その武装集団のひとつが、トルコで禁止されているクルド民族の分離独立を求めるクルディスタン労働者党(PKK)とつながりのある集団「革命青年」だ。革命青年はSDFと関係のある地方政府から認可を受けているが、両団体はそれ以上のつながりを否定している。

国連の報告書では、2022年に革命青年が関与した事例は10件だったとされているが、その数はもっと多いと言う意見もある。真実と正義のためのシリア人(STJ)は1月の報告書で、2022年にシリア北東部で記録した児童徴兵事例49件のうち45件は革命青年が関与していたと発表した。

アラハマド氏は、SDF傘下の行政機関は見て見ぬふりをしていると語った。そして、「こうした活動を止めるために、責任を負うべきだ」と訴えた。

革命青年の関係者は、同団体が未成年者を勧誘していることは認めたが、強制的に徴兵していることは否定した。「私たちは誰も誘拐していませんし、強制的に加入させることもしていません」と、この関係者は同団体の規則に従って匿名を条件に語った。

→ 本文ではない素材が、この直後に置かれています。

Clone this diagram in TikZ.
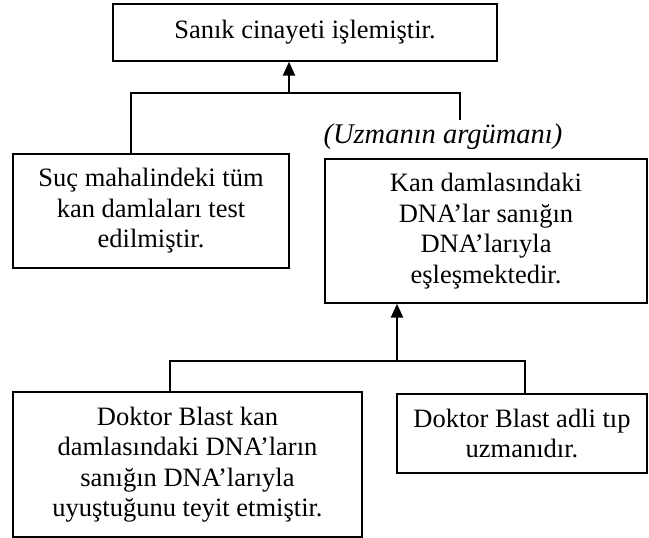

「未成年自身が私たちのところにやってきて、国家のために奉仕したいという意思を伝えてきます」とこの匿名の関係者は語った。「優柔不断だったり、確信が持てない未成年者を、私たちは入隊させません」

また、未成年者は直ちに兵役につくわけではないという。むしろ、最初は教育訓練コースやその他の活動に参加することが多く、その後「希望すれば山に送られる」と、イラク北部のカンディル山脈にあるPKKの本部を指して説明した。

ペイヤルさんについて尋ねると、彼女は両親がヒジャブの着用を強制したと訴え、家にいるのが不満だと訴えていたと説明した。

アルージさんによると、ペイヤルさんが家に不満を抱いていた様子はまったくなく、失踪前夜には弁護士になるための勉強をするつもりだと話していたという。

5月21日の失踪から1か月後、ペイヤルさんは帰宅した。母親が言うには、彼女は革命青年の訓練キャンプのひとつから逃げ出してきたのだという。

娘が戻ってきて以来、「厳しい訓練を受けていたため、娘の精神状態は悪い」とアルージさんは語った。一家はもはや安全だとは感じておらず、シリアから脱出する方法を探しているという。